June 4, 2025

Blog Post: Unraveling the Kera UFO Incident: Japan’s Cosmic Mystery

Blog Post: Unraveling the Kera UFO Incident: Japan’s Cosmic Mystery

By Juniper Ravenwood

The Night That Changed Kera Forever

In the quiet rice fields of Kera, Kochi City, Japan, on August 25, 1972, a group of young boys stumbled into a mystery that would haunt them for decades. The Kera UFO Incident, often compared to the infamous Roswell crash, began when 13-year-old Michio Seo spotted a small, metallic object—about six inches wide, shaped like a hat, and glowing an eerie blue—darting over a rice paddy. Its movements were unlike anything earthly, zigzagging with the agility of a bat chasing prey. What followed was a series of encounters that defy explanation, blending childhood curiosity with cosmic enigma.

A UFO in Their Hands

Michio rallied his friends—Hiroshi Mori, Yasuo Fujimoto, Katsuoka Kojima, and another boy—and together they tracked the object. In a moment of bravery (or recklessness), they captured it using a bucket. The object was heavy, about 1.3 kilograms, with a flat bottom etched with cryptic designs: waves, birds, and what some describe as a trident or flower. Through its 37 small holes, the boys glimpsed what looked like electronic components, and when shaken, it rattled as if alive. They took photographs—grainy, haunting images that still circulate online—and sketched its strange markings. But this was no ordinary find. The object seemed to have a will of its own, vanishing from under pillows only to reappear by a road, or disappearing entirely while Hiroshi biked home with it. Witnesses, including parents, confirmed its glow and flight, cementing its place in paranormal lore.

Echoes in Time

The Kera Incident didn’t fade away. In 1973, radio host Tsutomu Seki and Nippon Television’s Junichi Yaoi investigated, finding the boys’ stories consistent and compelling. Fast-forward to 2007, when the Japan Space Phenomena Society, led by Kazuo Hayashi, reinterviewed the now-adult witnesses. Their accounts hadn’t wavered. Even more chilling, a 1976 sighting by 9-year-old Sachiko Oyama in a nearby village echoed the boys’ experience. She saw a yellow, glowing object descend into a grove, pulse with light, spin, and vanish into the sky. Hayashi theorized these objects might be interdimensional, slipping into our reality by accident—a thought that sends shivers down the spine.

The Skeptic’s Shadow

Not everyone is convinced. Researcher Tatsuya Honjo suggests the object was a cast-iron ashtray, common in 1970s Japan, with similar wave and bird designs.

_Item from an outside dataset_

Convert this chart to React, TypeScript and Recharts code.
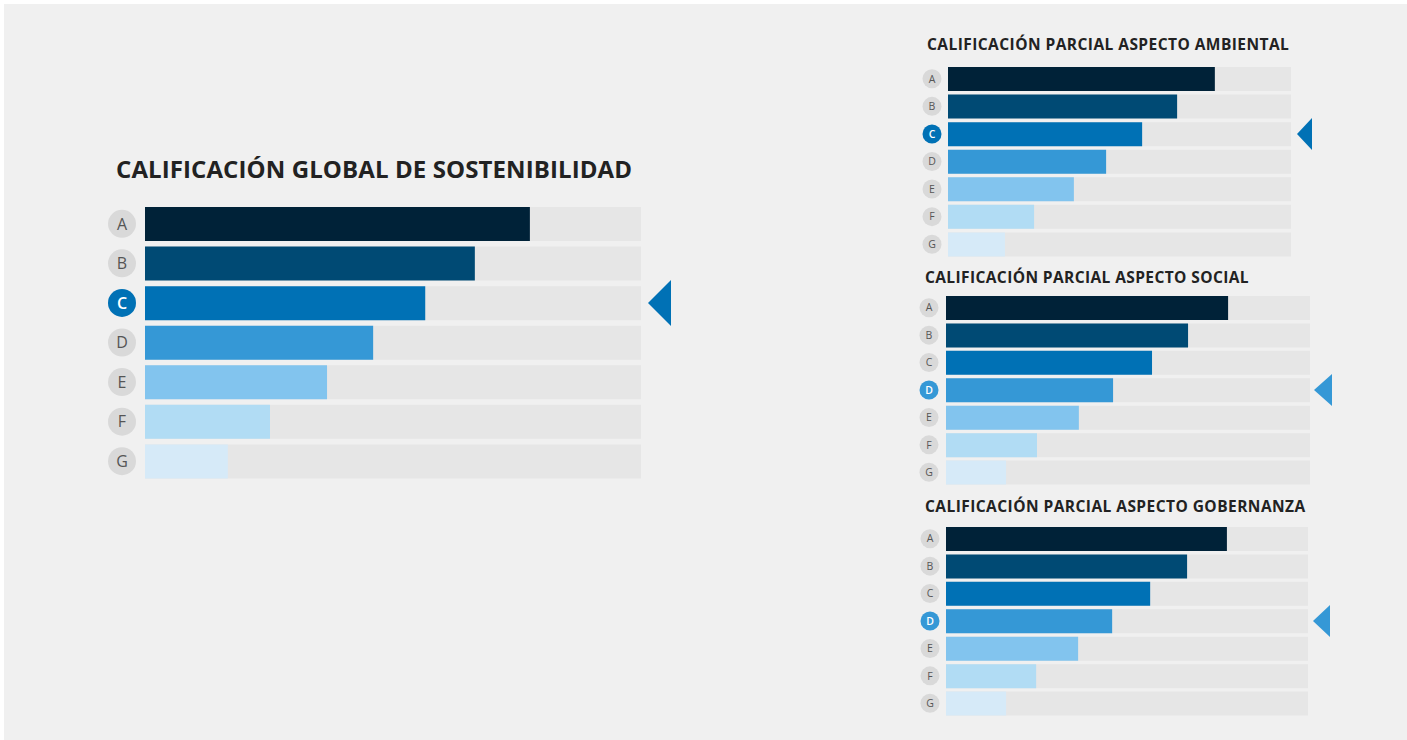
import { BarChart, Bar, XAxis, YAxis, Cell } from 'recharts'

const grades = ['A', 'B', 'C', 'D', 'E', 'F', 'G']
const gradeColors = ['#002238', '#004a74', '#0071b5', '#3598d6', '#82c4ee', '#b1dcf4', '#d6eaf8']

const globalScores = [77.6, 66.5, 56.5, 46, 36.7, 25.2, 16.7]
const ambientalScores = [77.8, 66.8, 56.6, 46.1, 36.7, 25.1, 16.6]
const socialScores = [77.5, 66.5, 56.6, 45.9, 36.5, 25, 16.5]
const gobernanzaScores = [77.6, 66.6, 56.4, 45.9, 36.5, 24.9, 16.6]

const globalTitle = 'CALIFICACIÓN GLOBAL DE SOSTENIBILIDAD'
const ambientalTitle = 'CALIFICACIÓN PARCIAL ASPECTO AMBIENTAL'
const socialTitle = 'CALIFICACIÓN PARCIAL ASPECTO SOCIAL'
const gobernanzaTitle = 'CALIFICACIÓN PARCIAL ASPECTO GOBERNANZA'

const globalGrade = 'C'
const ambientalGrade = 'C'
const socialGrade = 'D'
const gobernanzaGrade = 'D'

const FONT = '"Open Sans", "Noto Sans", sans-serif'

interface ScoreChartProps {
  scores: number[]
  selected: string
  left: number
  top: number
  width: number
  height: number
  leftAxis: number
  rightAxis: number
  barSize: number
  radius: number
  circleGap: number
  letterSize: number
  arrowW: number
  arrowH: number
  arrowGap: number
}

const ScoreChart = (p: ScoreChartProps) => {
  const data = grades.map((g, i) => ({ grade: g, score: p.scores[i] }))
  const selColor = gradeColors[grades.indexOf(p.selected)]

  const LetterTick = (props: any) => {
    const { x, y, payload } = props
    const isSel = payload.value === p.selected
    const cx = x - p.circleGap
    return (
      <g>
        <circle cx={cx} cy={y} r={p.radius} fill={isSel ? selColor : '#d9d9d9'} />
        <text
          x={cx}
          y={y}
          dy={p.letterSize * 0.36}
          textAnchor="middle"
          fontFamily={FONT}
          fontSize={p.letterSize}
          fontWeight={isSel ? 600 : 400}
          fill={isSel ? '#ffffff' : '#555555'}
        >
          {payload.value}
        </text>
      </g>
    )
  }

  const ArrowTick = (props: any) => {
    const { x, y, payload } = props
    if (payload.value !== p.selected) return <g />
    const tip = x + p.arrowGap
    const pts = `${tip},${y} ${tip + p.arrowW},${y - p.arrowH / 2} ${tip + p.arrowW},${y + p.arrowH / 2}`
    return <polygon points={pts} fill={selColor} />
  }

  return (
    <div style={{ position: 'absolute', left: p.left, top: p.top }}>
      <BarChart
        width={p.width}
        height={p.height}
        data={data}
        layout="vertical"
        margin={{ top: 0, right: 0, bottom: 0, left: 0 }}
      >
        <XAxis type="number" domain={[0, 100]} hide />
        <YAxis
          yAxisId="l"
          type="category"
          dataKey="grade"
          width={p.leftAxis}
          axisLine={false}
          tickLine={false}
          tickSize={0}
          tickMargin={0}
          tick={<LetterTick />}
        />
        <YAxis
          yAxisId="r"
          orientation="right"
          type="category"
          dataKey="grade"
          width={p.rightAxis}
          axisLine={false}
          tickLine={false}
          tickSize={0}
          tickMargin={0}
          tick={<ArrowTick />}
        />
        <Bar
          yAxisId="l"
          dataKey="score"
          barSize={p.barSize}
          background={{ fill: '#e6e6e6' }}
          isAnimationActive={false}
        >
          {data.map((d, i) => (
            <Cell key={d.grade} fill={gradeColors[i]} />
          ))}
        </Bar>
      </BarChart>
    </div>
  )
}

const titleStyle = (left: number, top: number, size: number, spacing: number): React.CSSProperties => ({
  position: 'absolute',
  left,
  top,
  fontFamily: FONT,
  fontWeight: 700,
  fontSize: size,
  letterSpacing: spacing,
  color: '#222222',
  whiteSpace: 'nowrap',
  lineHeight: 1,
})

export default function App() {
  return (
    <div style={{ position: 'absolute', left: 0, top: 0, width: 1407, height: 740, background: '#ffffff' }}>
      <div style={{ position: 'absolute', left: 4, top: 4, width: 1403, height: 736, background: '#f0f0f0' }} />

      <div style={titleStyle(116, 157, 24, 0.1)}>{globalTitle}</div>
      <ScoreChart
        scores={globalScores}
        selected={globalGrade}
        left={100}
        top={204}
        width={580}
        height={277}
        leftAxis={45}
        rightAxis={39}
        barSize={34}
        radius={14}
        circleGap={23}
        letterSize={16}
        arrowW={23}
        arrowH={46}
        arrowGap={7}
      />

      <div style={titleStyle(927, 37, 15.5, 0.45)}>{ambientalTitle}</div>
      <ScoreChart
        scores={ambientalScores}
        selected={ambientalGrade}
        left={915}
        top={65}
        width={401}
        height={193}
        leftAxis={33}
        rightAxis={25}
        barSize={24}
        radius={9.5}
        circleGap={16}
        letterSize={10.5}
        arrowW={15}
        arrowH={32}
        arrowGap={6}
      />

      <div style={titleStyle(925, 270, 15.5, 0.4)}>{socialTitle}</div>
      <ScoreChart
        scores={socialScores}
        selected={socialGrade}
        left={913}
        top={294}
        width={422}
        height={192}
        leftAxis={33}
        rightAxis={25}
        barSize={24}
        radius={9.5}
        circleGap={17}
        letterSize={10.5}
        arrowW={18}
        arrowH={32}
        arrowGap={4}
      />

      <div style={titleStyle(925, 499, 15.5, 0.45)}>{gobernanzaTitle}</div>
      <ScoreChart
        scores={gobernanzaScores}
        selected={gobernanzaGrade}
        left={913}
        top={525}
        width={420}
        height={192}
        leftAxis={33}
        rightAxis={25}
        barSize={24}
        radius={9.5}
        circleGap={16}
        letterSize={10.5}
        arrowW={17}
        arrowH={32}
        arrowGap={5}
      />
    </div>
  )
}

But how does a heavy ashtray hover, glow, or disappear? The photographs, sketches, and consistent testimonies—spanning over 50 years—challenge this explanation. While the skeptic’s view adds intrigue, the Kera Incident’s eerie details suggest something far stranger than a discarded household item.

A Message From Beyond?

The Kera UFO Incident remains an open wound in the world of the paranormal. The object’s intricate markings—waves, birds, a trident—feel like a code we haven’t cracked. Were they a message from another world, a glitch in reality, or something else entirely? The boys, now men, and Sachiko Oyama stand by their stories, their lives forever marked by that summer in Kera. As we explore these shadows, we’re left to wonder: what else is out there, watching, waiting, just beyond the frequency of our understanding?